Another important and often essential facility is a wash and dry toilet. These amazing toilets allow you to independently toilet by automatically flushing, providing warm water washing and air drying. They are also very easy to use by various controls and sensors, which require very little effort/movement.
Grab rails next to the toilet, shower and roll-under sink area are also important for making your home accessible and safe.
7. Multi-level Homes
Single level homes are the ideal option for wheelchair users. Having all rooms on the same level makes life so much easier, but there are various options available if there are stairs.
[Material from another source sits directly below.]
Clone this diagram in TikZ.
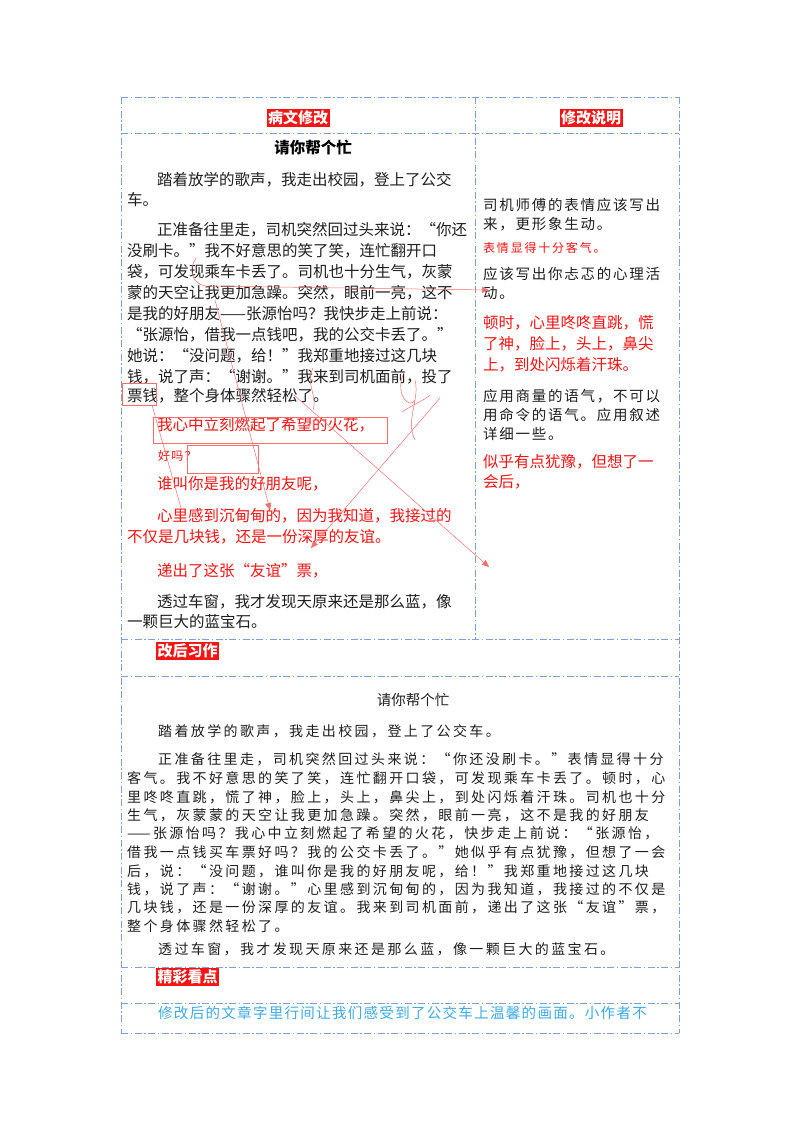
\documentclass[tikz,border=0pt]{standalone}
\usepackage{fontspec}
\setmainfont{Noto Sans CJK SC}
\usetikzlibrary{arrows.meta}
\definecolor{fr}{RGB}{125,160,215}
\definecolor{rd}{RGB}{245,20,20}
\definecolor{tx}{RGB}{30,30,30}
\definecolor{bl}{RGB}{60,170,230}
\definecolor{an}{RGB}{250,110,110}
\tikzset{
 frame/.style={draw=fr,line width=1pt,dash pattern=on 7pt off 2.5pt on 1.5pt off 2.5pt},
 tl/.style={anchor=west,inner sep=0pt,text=tx,font=\fontsize{15.5}{15.5}\selectfont},
 rl/.style={tl,text=rd},
 cl/.style={anchor=west,inner sep=0pt,text=tx,font=\fontsize{14.5}{14.5}\selectfont\addfontfeature{LetterSpace=12}},
 bt/.style={anchor=west,inner sep=0pt,text=tx,font=\fontsize{14}{14}\selectfont\addfontfeature{LetterSpace=17}},
 tag/.style={fill=rd,text=white,inner sep=1.5pt,font=\bfseries\fontsize{15}{15}\selectfont},
 ann/.style={draw=an,line width=0.5pt},
 annar/.style={ann,-{Triangle[length=7pt,width=6pt]},},
}
\begin{document}
\begin{tikzpicture}[x=1pt,y=-1pt]
\useasboundingbox (0,0) rectangle (800,1132);
% frame
\draw[frame] (121,97) -- (679,97);
\draw[frame] (121,133) -- (679,133);
\draw[frame] (121,639) -- (679,639);
\draw[frame] (121,676) -- (679,676);
\draw[frame] (121,967) -- (679,967);
\draw[frame] (121,1003) -- (679,1003);
\draw[frame] (121,1033) -- (679,1033);
\draw[frame] (121,97) -- (121,1033);
\draw[frame] (679,97) -- (679,1033);
\draw[frame] (475,97) -- (475,639);
% headers
\node[tag] (h1) at (298,118) {病文修改};
\node[tag] (h2) at (591,118) {修改说明};
\node[tag,anchor=west] (h3) at (156,651) {改后习作};
\node[tag,anchor=west] (h4) at (156,977) {精彩看点};
% left column
\node[inner sep=0pt,font=\bfseries\fontsize{15.5}{15.5}\selectfont] (t1) at (313,148) {请你帮个忙};
\node[tl] (l1) at (157,180) {踏着放学的歌声，我走出校园，登上了公交};
\node[tl] (l2) at (127,200) {车。};
\node[tl] (l3) at (157,230) {正准备往里走，司机突然回过头来说：“你还};
\node[tl] (l4) at (127,251) {没刷卡。”我不好意思的笑了笑，连忙翻开口};
\node[tl] (l5) at (127,272) {袋，可发现乘车卡丢了。司机也十分生气，灰蒙};
\node[tl] (l6) at (127,293) {蒙的天空让我更加急躁。突然，眼前一亮，这不};
\node[tl] (l7) at (127,314) {是我的好朋友——张源怡吗？我快步走上前说：};
\node[tl] (l8) at (127,335) {“张源怡，借我一点钱吧，我的公交卡丢了。”};
\node[tl] (l9) at (127,356) {她说：“没问题，给！”我郑重地接过这几块};
\node[tl] (l10) at (127,377) {钱，说了声：“谢谢。”我来到司机面前，投了};
\node[tl] (l11) at (127,396) {票钱，整个身体骤然轻松了。};
\node[rl] (r1) at (157,425) {我心中立刻燃起了希望的火花，};
\node[anchor=west,inner sep=0pt,text=rd,font=\fontsize{12}{12}\selectfont\addfontfeature{LetterSpace=10}] (r2) at (158,456) {好吗？};
\node[rl] (r3) at (157,484) {谁叫你是我的好朋友呢，};
\node[rl] (r4) at (157,516) {心里感到沉甸甸的，因为我知道，我接过的};
\node[rl] (r5) at (127,537) {不仅是几块钱，还是一份深厚的友谊。};
\node[rl] (r6) at (157,571) {递出了这张“友谊”票，};
\node[tl] (l12) at (157,602) {透过车窗，我才发现天原来还是那么蓝，像};
\node[tl] (l13) at (127,622) {一颗巨大的蓝宝石。};
% right column
\node[cl] (c1) at (483,205) {司机师傅的表情应该写出};
\node[cl] (c2) at (483,224) {来，更形象生动。};
\node[anchor=west,inner sep=0pt,text=rd,font=\fontsize{12}{12}\selectfont\addfontfeature{LetterSpace=15}] (c3) at (483,248) {表情显得十分客气。};
\node[cl] (c4) at (483,274) {应该写出你忐忑的心理活};
\node[cl] (c5) at (483,293) {动。};
\node[rl] (c6) at (483,323) {顿时，心里咚咚直跳，慌};
\node[rl] (c7) at (483,344) {了神，脸上，头上，鼻尖};
\node[rl] (c8) at (483,365) {上，到处闪烁着汗珠。};
\node[cl] (c9) at (483,396) {应用商量的语气，不可以};
\node[cl] (c10) at (483,415) {用命令的语气。应用叙述};
\node[cl] (c11) at (483,434) {详细一些。};
\node[rl] (c12) at (483,462) {似乎有点犹豫，但想了一};
\node[rl] (c13) at (483,482) {会后，};
% bottom
\node[inner sep=0pt,text=tx,font=\fontsize{14.5}{14.5}\selectfont] (t2) at (413,700) {请你帮个忙};
\node[bt] (b1) at (158,731) {踏着放学的歌声，我走出校园，登上了公交车。};
\node[bt] (b2) at (158,759) {正准备往里走，司机突然回过头来说：“你还没刷卡。”表情显得十分};
\node[bt] (b3) at (127,778) {客气。我不好意思的笑了笑，连忙翻开口袋，可发现乘车卡丢了。顿时，心};
\node[bt] (b4) at (127,797) {里咚咚直跳，慌了神，脸上，头上，鼻尖上，到处闪烁着汗珠。司机也十分};
\node[bt] (b5) at (127,815) {生气，灰蒙蒙的天空让我更加急躁。突然，眼前一亮，这不是我的好朋友};
\node[bt] (b6) at (127,833) {——张源怡吗？我心中立刻燃起了希望的火花，快步走上前说：“张源怡，};
\node[bt] (b7) at (127,852) {借我一点钱买车票好吗？我的公交卡丢了。”她似乎有点犹豫，但想了一会};
\node[bt] (b8) at (127,871) {后，说：“没问题，谁叫你是我的好朋友呢，给！”我郑重地接过这几块};
\node[bt] (b9) at (127,889) {钱，说了声：“谢谢。”心里感到沉甸甸的，因为我知道，我接过的不仅是};
\node[bt] (b10) at (127,907) {几块钱，还是一份深厚的友谊。我来到司机面前，递出了这张“友谊”票，};
\node[bt] (b11) at (127,926) {整个身体骤然轻松了。};
\node[bt] (b12) at (158,949) {透过车窗，我才发现天原来还是那么蓝，像一颗巨大的蓝宝石。};
\node[anchor=west,inner sep=0pt,text=bl,font=\fontsize{14.5}{14.5}\selectfont\addfontfeature{LetterSpace=9}] (b13) at (158,1013) {修改后的文章字里行间让我们感受到了公交车上温馨的画面。小作者不};
% annotations
\coordinate (a1s) at (196,258); \coordinate (a1m) at (205,286); \coordinate (a1e) at (489,290);
\draw[annar] (a1s) .. controls (188,270) and (192,283) .. (a1m) -- (a1e);
\coordinate (a2s) at (294,395); \coordinate (a2e) at (489,567);
\draw[annar] (a2s) -- (a2e);
\coordinate (a3s) at (440,398); \coordinate (a3e) at (311,548);
\draw[annar] (a3s) -- (a3e);
\coordinate (a4s) at (215,300); \coordinate (a4e) at (270,510);
\draw[annar] (a4s) -- (a4e);
\coordinate (a5s) at (152,405); \coordinate (a5e) at (181,508);
\draw[ann] (a5s) -- (a5e);
\draw[ann] (122,383) rectangle (156,405);
\draw[ann] (153,417) rectangle (387,443);
\draw[ann] (187,445) rectangle (258,473);
\draw[ann] (313,368) .. controls (305,385) and (318,395) .. (313,410);
\draw[ann] (403,375) .. controls (395,395) and (410,410) .. (415,400);
\draw[ann] (415,380) .. controls (420,400) and (405,420) .. (415,440);
\draw[ann] (402,412) .. controls (412,405) and (425,400) .. (430,395);
\end{tikzpicture}
\end{document}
A platform lift, through-floor lift or a stairlift if you are able to transfer from your wheelchair. It doesn’t matter what shape or size your staircase is, there will be a tracking system to suit. Some companies also have curved stairlifts too.
8. Environmental Controls
In this modern world, almost everything is controlled at the touch of a button. Environmental controls are a great way of making your home accessible. They can help you operate the TV, open/close blinds, answer the telephone, control lights, heating, electrical appliances and more.
All the rooms in your home are accessible, but you can’t get into them? Ensure each doorway has been widened to allow a wheelchair to comfortably manoeuvre through. A sliding door may be a better option as a standard door can potentially restrict the manoeuvrability in and out of a room.
For example, I have a sliding bathroom door to create easier access in/out but also to maximize the size of the bathroom.
Another option would be to have the main living areas, such as the living room, kitchen and dining room open plan. This would make moving around in a wheelchair easier by having fewer obstacles to manoeuvre around.
Do you have suggestions on ways to make a home more accessible? What changes have you made to your home to make it accessible?